_Problem statement_
Each line that holds the word "with" counts once; give the total number of such lines and nothing else.

--- BEGIN Data rows ---

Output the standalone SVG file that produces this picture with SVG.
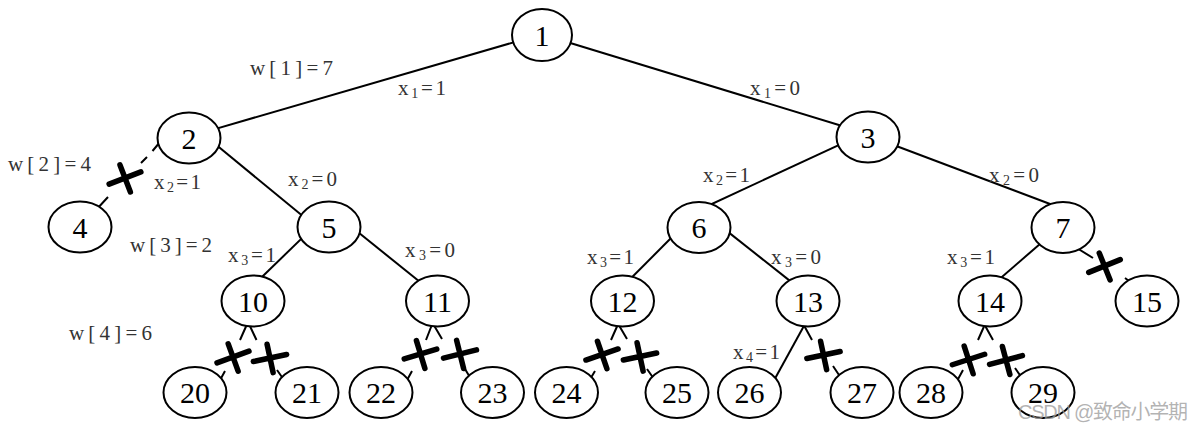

--- END Data rows ---
--- BEGIN Data rows ---

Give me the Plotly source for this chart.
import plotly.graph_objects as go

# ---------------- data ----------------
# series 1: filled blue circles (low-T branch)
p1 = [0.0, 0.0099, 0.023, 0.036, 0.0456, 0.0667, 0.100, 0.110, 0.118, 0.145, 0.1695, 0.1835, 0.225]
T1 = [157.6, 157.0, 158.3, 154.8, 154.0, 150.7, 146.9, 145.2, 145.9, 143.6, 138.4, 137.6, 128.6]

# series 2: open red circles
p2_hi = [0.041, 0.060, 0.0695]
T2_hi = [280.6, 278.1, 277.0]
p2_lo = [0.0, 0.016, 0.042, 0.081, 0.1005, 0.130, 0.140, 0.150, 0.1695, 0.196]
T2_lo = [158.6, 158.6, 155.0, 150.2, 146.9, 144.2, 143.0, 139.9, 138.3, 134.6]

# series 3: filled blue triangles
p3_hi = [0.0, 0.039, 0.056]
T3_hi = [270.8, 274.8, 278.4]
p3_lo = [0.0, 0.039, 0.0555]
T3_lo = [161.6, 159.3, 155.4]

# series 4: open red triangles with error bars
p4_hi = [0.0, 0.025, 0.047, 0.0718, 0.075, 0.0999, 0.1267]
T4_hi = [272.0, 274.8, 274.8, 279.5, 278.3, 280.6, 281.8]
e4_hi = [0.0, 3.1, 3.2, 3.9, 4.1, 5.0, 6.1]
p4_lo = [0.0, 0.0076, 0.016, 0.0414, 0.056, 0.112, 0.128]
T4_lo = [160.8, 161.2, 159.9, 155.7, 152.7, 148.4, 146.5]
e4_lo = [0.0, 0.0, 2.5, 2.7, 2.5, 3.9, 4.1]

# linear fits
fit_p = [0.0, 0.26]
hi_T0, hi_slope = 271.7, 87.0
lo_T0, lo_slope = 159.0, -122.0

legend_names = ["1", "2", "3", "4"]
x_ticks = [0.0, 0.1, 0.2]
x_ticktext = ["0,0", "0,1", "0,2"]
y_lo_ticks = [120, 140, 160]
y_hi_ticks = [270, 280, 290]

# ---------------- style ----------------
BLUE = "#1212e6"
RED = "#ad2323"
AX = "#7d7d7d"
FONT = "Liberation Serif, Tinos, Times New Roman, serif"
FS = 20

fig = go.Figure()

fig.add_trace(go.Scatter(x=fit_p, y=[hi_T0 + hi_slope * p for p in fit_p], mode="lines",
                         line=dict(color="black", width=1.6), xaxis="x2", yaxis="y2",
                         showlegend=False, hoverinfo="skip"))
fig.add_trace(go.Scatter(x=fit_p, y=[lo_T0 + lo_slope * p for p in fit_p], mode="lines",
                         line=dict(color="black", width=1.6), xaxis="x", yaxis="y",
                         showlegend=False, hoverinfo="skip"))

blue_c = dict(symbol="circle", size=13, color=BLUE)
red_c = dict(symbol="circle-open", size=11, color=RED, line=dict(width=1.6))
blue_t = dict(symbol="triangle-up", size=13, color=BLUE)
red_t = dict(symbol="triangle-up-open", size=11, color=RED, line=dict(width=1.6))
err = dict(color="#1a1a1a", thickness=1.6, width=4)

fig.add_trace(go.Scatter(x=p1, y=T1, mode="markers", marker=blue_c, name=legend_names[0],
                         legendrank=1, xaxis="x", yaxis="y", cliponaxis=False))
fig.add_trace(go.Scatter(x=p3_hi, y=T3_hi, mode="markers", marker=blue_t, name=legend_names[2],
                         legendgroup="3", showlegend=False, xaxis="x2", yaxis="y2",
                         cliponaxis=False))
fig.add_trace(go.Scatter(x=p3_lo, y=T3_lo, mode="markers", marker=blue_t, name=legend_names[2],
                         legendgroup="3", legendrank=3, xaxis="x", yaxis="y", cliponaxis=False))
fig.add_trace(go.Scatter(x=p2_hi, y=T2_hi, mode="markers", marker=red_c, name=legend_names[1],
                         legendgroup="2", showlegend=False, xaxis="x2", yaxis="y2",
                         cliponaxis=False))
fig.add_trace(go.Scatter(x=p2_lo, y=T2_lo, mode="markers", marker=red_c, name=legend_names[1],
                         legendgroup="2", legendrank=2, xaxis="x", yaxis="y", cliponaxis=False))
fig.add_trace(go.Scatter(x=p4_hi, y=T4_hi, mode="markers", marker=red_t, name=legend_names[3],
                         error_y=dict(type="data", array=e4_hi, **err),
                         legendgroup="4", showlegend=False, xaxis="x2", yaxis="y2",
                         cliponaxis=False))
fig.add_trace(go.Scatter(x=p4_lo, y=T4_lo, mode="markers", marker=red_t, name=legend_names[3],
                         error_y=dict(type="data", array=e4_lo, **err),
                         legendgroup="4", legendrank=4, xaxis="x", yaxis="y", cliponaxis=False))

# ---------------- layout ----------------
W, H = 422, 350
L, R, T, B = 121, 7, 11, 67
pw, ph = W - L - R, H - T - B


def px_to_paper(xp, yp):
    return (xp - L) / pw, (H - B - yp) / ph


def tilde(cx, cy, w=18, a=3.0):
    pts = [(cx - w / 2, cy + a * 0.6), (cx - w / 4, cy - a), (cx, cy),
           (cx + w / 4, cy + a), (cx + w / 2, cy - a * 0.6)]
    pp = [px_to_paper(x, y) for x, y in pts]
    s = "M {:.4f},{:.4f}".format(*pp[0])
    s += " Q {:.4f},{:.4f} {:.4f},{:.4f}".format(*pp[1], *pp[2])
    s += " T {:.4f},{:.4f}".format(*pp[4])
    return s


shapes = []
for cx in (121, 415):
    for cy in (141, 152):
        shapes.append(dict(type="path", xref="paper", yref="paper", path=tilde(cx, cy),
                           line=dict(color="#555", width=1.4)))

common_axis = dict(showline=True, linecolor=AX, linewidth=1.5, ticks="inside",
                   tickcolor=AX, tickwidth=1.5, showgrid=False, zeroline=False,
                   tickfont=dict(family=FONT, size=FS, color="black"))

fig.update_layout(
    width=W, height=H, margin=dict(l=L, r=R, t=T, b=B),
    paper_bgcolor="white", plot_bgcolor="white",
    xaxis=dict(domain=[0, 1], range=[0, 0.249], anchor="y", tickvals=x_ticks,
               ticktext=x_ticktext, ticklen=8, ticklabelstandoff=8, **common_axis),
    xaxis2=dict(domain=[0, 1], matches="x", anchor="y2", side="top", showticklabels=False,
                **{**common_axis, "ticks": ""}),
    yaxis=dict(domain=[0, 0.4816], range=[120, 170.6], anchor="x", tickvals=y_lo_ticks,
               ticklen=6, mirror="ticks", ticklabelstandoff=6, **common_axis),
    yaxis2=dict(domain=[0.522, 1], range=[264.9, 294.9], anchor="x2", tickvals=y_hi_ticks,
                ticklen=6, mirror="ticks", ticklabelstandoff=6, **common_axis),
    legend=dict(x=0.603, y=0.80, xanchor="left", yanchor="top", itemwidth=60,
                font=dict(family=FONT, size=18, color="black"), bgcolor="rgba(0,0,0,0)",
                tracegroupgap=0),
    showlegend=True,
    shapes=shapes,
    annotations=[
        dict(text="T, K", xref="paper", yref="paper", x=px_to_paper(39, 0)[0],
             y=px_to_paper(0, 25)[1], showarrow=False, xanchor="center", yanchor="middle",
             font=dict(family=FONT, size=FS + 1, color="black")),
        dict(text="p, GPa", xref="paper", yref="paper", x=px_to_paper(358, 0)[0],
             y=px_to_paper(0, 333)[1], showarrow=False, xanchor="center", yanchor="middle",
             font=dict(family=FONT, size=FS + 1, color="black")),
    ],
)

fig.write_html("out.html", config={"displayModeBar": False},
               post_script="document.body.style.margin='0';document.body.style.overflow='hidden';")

--- END Data rows ---
--- BEGIN Data rows ---

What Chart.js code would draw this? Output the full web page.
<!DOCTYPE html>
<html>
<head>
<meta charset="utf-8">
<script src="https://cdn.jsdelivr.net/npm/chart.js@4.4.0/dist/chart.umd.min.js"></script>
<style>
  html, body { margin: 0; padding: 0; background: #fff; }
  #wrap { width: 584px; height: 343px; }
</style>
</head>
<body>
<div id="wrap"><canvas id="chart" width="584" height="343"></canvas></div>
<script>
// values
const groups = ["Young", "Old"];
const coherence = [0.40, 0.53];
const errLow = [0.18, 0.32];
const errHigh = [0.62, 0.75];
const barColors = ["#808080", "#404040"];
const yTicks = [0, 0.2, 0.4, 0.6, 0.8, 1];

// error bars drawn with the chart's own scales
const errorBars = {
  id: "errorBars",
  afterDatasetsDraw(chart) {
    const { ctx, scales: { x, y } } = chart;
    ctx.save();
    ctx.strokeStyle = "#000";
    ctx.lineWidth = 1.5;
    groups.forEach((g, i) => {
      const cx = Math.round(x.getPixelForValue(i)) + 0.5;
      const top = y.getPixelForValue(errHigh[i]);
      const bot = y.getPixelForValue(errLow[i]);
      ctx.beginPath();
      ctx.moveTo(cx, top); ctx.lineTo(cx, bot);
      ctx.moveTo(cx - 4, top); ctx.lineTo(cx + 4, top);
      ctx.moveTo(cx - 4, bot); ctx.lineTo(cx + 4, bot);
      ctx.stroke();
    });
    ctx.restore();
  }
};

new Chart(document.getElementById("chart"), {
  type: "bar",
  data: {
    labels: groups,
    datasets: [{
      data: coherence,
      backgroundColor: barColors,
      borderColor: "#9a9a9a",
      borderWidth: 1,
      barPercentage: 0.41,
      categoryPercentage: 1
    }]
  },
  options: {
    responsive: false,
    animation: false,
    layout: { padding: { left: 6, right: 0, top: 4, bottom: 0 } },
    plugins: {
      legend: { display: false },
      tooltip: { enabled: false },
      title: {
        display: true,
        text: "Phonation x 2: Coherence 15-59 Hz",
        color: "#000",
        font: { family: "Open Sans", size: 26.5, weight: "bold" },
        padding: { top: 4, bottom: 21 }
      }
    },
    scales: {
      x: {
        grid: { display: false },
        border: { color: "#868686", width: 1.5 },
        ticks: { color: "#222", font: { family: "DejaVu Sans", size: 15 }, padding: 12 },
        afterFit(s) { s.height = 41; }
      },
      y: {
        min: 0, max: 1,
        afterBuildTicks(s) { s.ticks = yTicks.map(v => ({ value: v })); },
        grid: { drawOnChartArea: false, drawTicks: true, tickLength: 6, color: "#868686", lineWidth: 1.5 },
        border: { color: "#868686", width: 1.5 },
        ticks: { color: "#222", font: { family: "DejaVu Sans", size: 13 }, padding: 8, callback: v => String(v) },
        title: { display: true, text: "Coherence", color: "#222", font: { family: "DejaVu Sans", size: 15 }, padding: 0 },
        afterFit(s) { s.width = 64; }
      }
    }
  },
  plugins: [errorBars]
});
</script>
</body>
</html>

--- END Data rows ---

_Solution for this exercise_
3